Hace varios años denunciábamos -en un trabajo sobre la delincuencia de los poderosos- la aparición de nuevas formas de criminalidad y/o agravamiento en su cometido; entre ellas, las que se derivan de las violaciones a los derechos humanos, las del abuso del poder económico, social y político, el crimen organizado, el saqueo de las riquezas naturales entre mucha otras conductas delictivas.
Hoy, una de ellas, la llamada delincuencia económica, conocida también como la delincuencia dorada o de cuello blanco (no convencional), cobra en nuestro país una importancia fundamental en materia de la administración de justicia.
Señalábamos en esa oportunidad los elementos comunes que configuran estos crímenes: la posición económica, social y política de sus autores, la que los protege de toda persecución y sanción, la implementación diferencial de la ley y de los tribunales para quienes los cometen, la alta afectación sobre vastos sectores de la población marginados socialmente, y principalmente la impunidad de estas personas.
Hoy en día cobra especial importancia los que conocemos como delitos económicos, particularmente los de corrupción (aunque sus modalidades no sean ni novedosas ni de práctica frecuente en nuestros países) los que alcanzan a todos los niveles de la sociedad.
Esto contribuye notablemente para que la población haya perdido la confianza en sus autoridades lo que, como se ve, tiene consecuencias funestas en la ciudadanía, llevando a la observación popular de que “si roban los de arriba, por qué no nosotros”, socavando de esta manera las bases de la sociedad misma.
Panamá no escapa a esta realidad. Los delincuentes de cuello blanco han logrado neutralizar y/o obtener la protección no solamente de los organismos de control social formal (Policía, ley penal, administración de justicia), sino de altos funcionarios mediante dádivas, sueldos adicionales y hasta chantajes que logran corromper desde el modesto policía hasta a un jefe de Estado.

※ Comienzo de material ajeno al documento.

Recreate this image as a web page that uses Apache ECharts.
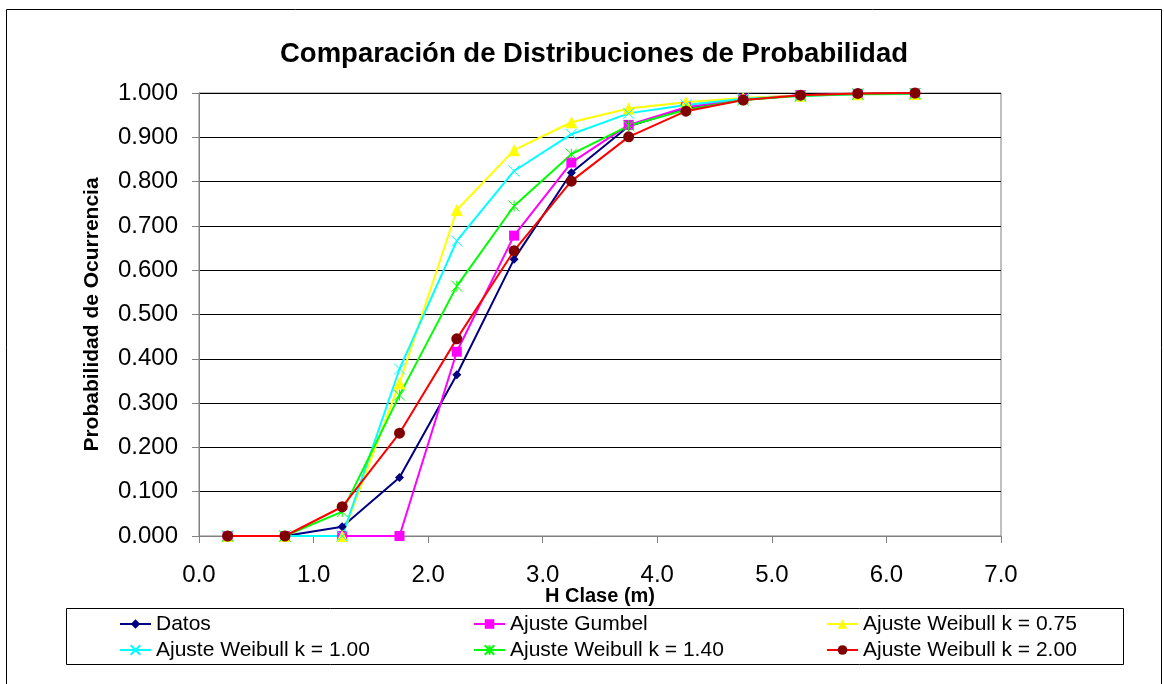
<!DOCTYPE html>
<html>
<head>
<meta charset="utf-8">
<script src="https://cdn.jsdelivr.net/npm/echarts@6/dist/echarts.min.js"></script>
<style>
html,body{margin:0;padding:0;background:#fff;}
#c{width:1164px;height:684px;}
</style>
</head>
<body>
<div id="c"></div>
<script>
// H Clase (m) class centres
var hClase = [0.25, 0.75, 1.25, 1.75, 2.25, 2.75, 3.25, 3.75, 4.25, 4.75, 5.25, 5.75, 6.25];
var datos      = [0, 0, 0.021, 0.132, 0.364, 0.625, 0.820, 0.925, 0.965, 0.985, 0.995, 0.998, 1.000];
var gumbel     = [0, 0, 0, 0, 0.416, 0.678, 0.843, 0.928, 0.968, 0.987, 0.995, 0.998, 0.999];
var weibull075 = [0, 0, 0, 0.345, 0.736, 0.871, 0.934, 0.965, 0.979, 0.989, 0.994, 0.997, 0.998];
var weibull100 = [0, 0, 0, 0.377, 0.666, 0.824, 0.907, 0.954, 0.973, 0.987, 0.993, 0.997, 0.998];
var weibull140 = [0, 0, 0.055, 0.318, 0.564, 0.745, 0.862, 0.926, 0.962, 0.984, 0.994, 0.998, 0.999];
var weibull200 = [0, 0, 0.066, 0.232, 0.445, 0.644, 0.801, 0.901, 0.959, 0.984, 0.995, 0.999, 1.000];
var seriesNames = ['Datos', 'Ajuste Gumbel', 'Ajuste Weibull k = 0.75', 'Ajuste Weibull k = 1.00', 'Ajuste Weibull k = 1.40', 'Ajuste Weibull k = 2.00'];

function pts(arr){ return hClase.map(function(x,i){ return [x, arr[i]]; }); }

var xPath = 'path://M0,0L10,10M10,0L0,10';
var starPath = 'path://M0,0L10,10M10,0L0,10M5,0L5,10';

var chart = echarts.init(document.getElementById('c'));
var FONT = 'Liberation Sans, Arial, sans-serif';

function lg(name, left, top){
  return {
    data:[name], left:left, top:top, padding:0, orient:'horizontal',
    itemWidth:31, itemHeight:12, itemGap:5,
    textStyle:{fontFamily:FONT, fontSize:21, color:'#000', lineHeight:22}
  };
}

var option = {
  backgroundColor:'#fff',
  animation:false,
  title:{
    text:'Comparación de Distribuciones de Probabilidad',
    left:589, textAlign:'center', top:35,
    textStyle:{fontFamily:FONT, fontSize:27.5, fontWeight:'bold', color:'#000'}
  },
  graphic:[
    {type:'rect', shape:{x:6.5, y:9.5, width:1155, height:690}, style:{fill:null, stroke:'#000', lineWidth:1}, silent:true, z:-1},
    {type:'rect', shape:{x:66.5, y:608.5, width:1057, height:56}, style:{fill:'#fff', stroke:'#000', lineWidth:1}, silent:true, z:-1}
  ],
  legend:[
    lg(seriesNames[0], 119, 613),
    lg(seriesNames[1], 473, 613),
    lg(seriesNames[2], 826, 613),
    lg(seriesNames[3], 119, 639),
    lg(seriesNames[4], 473, 639),
    lg(seriesNames[5], 826, 639)
  ],
  grid:{left:199, right:163, top:93, bottom:148, show:true, borderColor:'#808080', borderWidth:1},
  xAxis:{
    type:'value', min:0, max:7, interval:1,
    name:'H Clase (m)', nameLocation:'middle', nameGap:50, nameMoveOverlap:false,
    nameTextStyle:{fontFamily:FONT, fontSize:20, fontWeight:'bold', color:'#000'},
    axisLine:{show:true, onZero:false, lineStyle:{color:'#808080', width:1}},
    axisTick:{show:true, inside:false, length:7, lineStyle:{color:'#808080'}},
    axisLabel:{fontFamily:FONT, fontSize:24, color:'#000', margin:27, formatter:function(v){return v.toFixed(1);}},
    splitLine:{show:false}
  },
  yAxis:{
    type:'value', min:0, max:1, interval:0.1,
    name:'Probabilidad de Ocurrencia', nameLocation:'middle', nameGap:96, nameMoveOverlap:false,
    nameTextStyle:{fontFamily:FONT, fontSize:21, fontWeight:'bold', color:'#000'},
    axisLine:{show:true, lineStyle:{color:'#808080', width:1}},
    axisTick:{show:true, inside:false, length:7, lineStyle:{color:'#808080'}},
    axisLabel:{fontFamily:FONT, fontSize:24, color:'#000', margin:21, formatter:function(v){return v.toFixed(3);}},
    splitLine:{show:true, lineStyle:{color:'#000', width:1}}
  },
  series:[
    {name:seriesNames[0], type:'line', data:pts(datos), symbol:'diamond', symbolSize:9,
      lineStyle:{color:'#000080', width:2}, itemStyle:{color:'#000080'}},
    {name:seriesNames[1], type:'line', data:pts(gumbel), symbol:'rect', symbolSize:10,
      lineStyle:{color:'#FF00FF', width:2}, itemStyle:{color:'#FF00FF'}},
    {name:seriesNames[2], type:'line', data:pts(weibull075), symbol:'triangle', symbolSize:12,
      lineStyle:{color:'#FFFF00', width:2}, itemStyle:{color:'#FFFF00'}},
    {name:seriesNames[3], type:'line', data:pts(weibull100), symbol:xPath, symbolSize:11,
      lineStyle:{color:'#00FFFF', width:2}, itemStyle:{color:'#00FFFF', borderColor:'#00FFFF', borderWidth:1}},
    {name:seriesNames[4], type:'line', data:pts(weibull140), symbol:starPath, symbolSize:11,
      lineStyle:{color:'#00FF00', width:2}, itemStyle:{color:'#00FF00', borderColor:'#00FF00', borderWidth:1}},
    {name:seriesNames[5], type:'line', data:pts(weibull200), symbol:'circle', symbolSize:11,
      lineStyle:{color:'#FF0000', width:2}, itemStyle:{color:'#800000'}}
  ]
};
chart.setOption(option);
</script>
</body>
</html>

Por el contrario, los infractores que incurren en la delincuencia común o de bagatela son sancionados y enviados a las mazmorras carcelarias en una clara discriminación por etnia u origen social, sin que para ellos se les favorezca con medidas cautelares de casa por cárcel, país por cárcel, prestaciones económicas adecuadas (no verificadas) u obligación de su presentación personal ante las autoridades.
Esta visión -producto de una distorsión de la política criminal actual- ha permitido que esta se dirija solo contra la delincuencia convencional, utilizando estrategias “de mano dura o tolerancia cero”, sin que esta haya disminuido su incidencia, y lo que es más grave, que se criminalice solo a los pobres y marginados, verdaderos chivos expiatorios de la violencia estructural.

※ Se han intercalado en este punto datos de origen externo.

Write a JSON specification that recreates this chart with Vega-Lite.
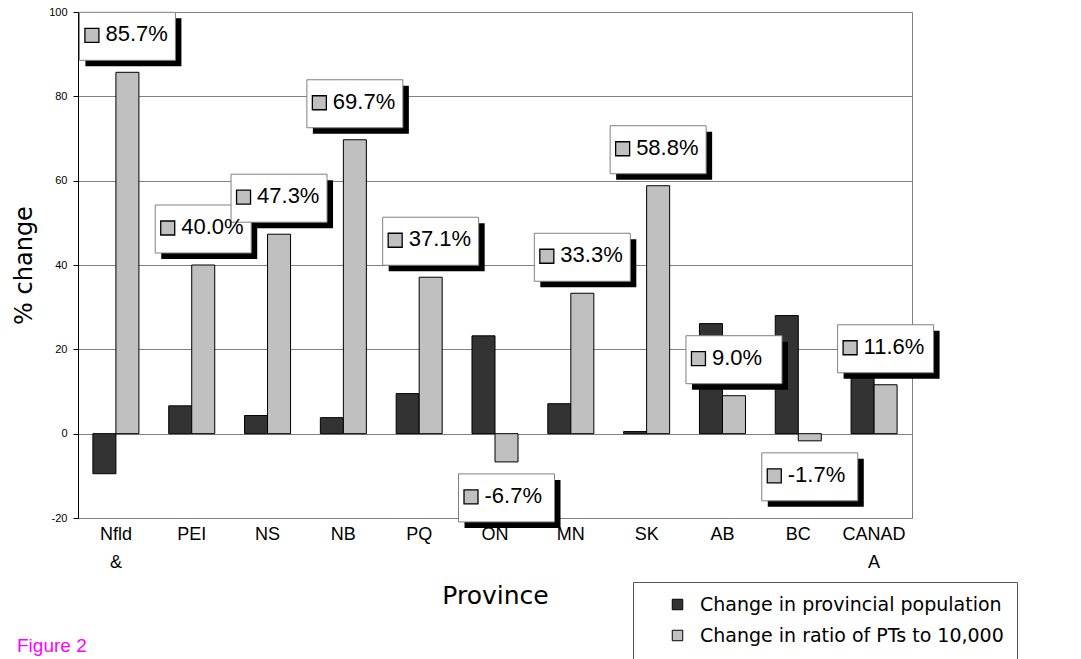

El maestro Baratta, años atrás, ya nos señalaba que el sistema punitivo dirige su acción punitiva hacia la parte más débil y marginal de la población, y produce un daño social irreversible.
Finalmente, surge la pregunta del millón: ¿la corrupción es un mal inevitable? Como todo tipo de delincuencia, no puede erradicarse del todo, pero sí controlarla mediante una mayor supervisión de sus actuaciones por un equipo de especialistas que no pertenezca al poder político.
Se puede controlar con una mayor especialización de los funcionarios judiciales y de investigación y con un defensor del Pueblo independiente del poder ejecutivo. Más participación de una sociedad organizada y vigilante también ayuda a controlar la corrupción.
El peso de la ley debe caer sobre todo tipo de delincuencia y no debe ser aplicada atendiendo a clase social, origen étnico, influencia económica, religiosa o política, porque la justicia debe despojarse de la venda que le impide “hacer justicia”.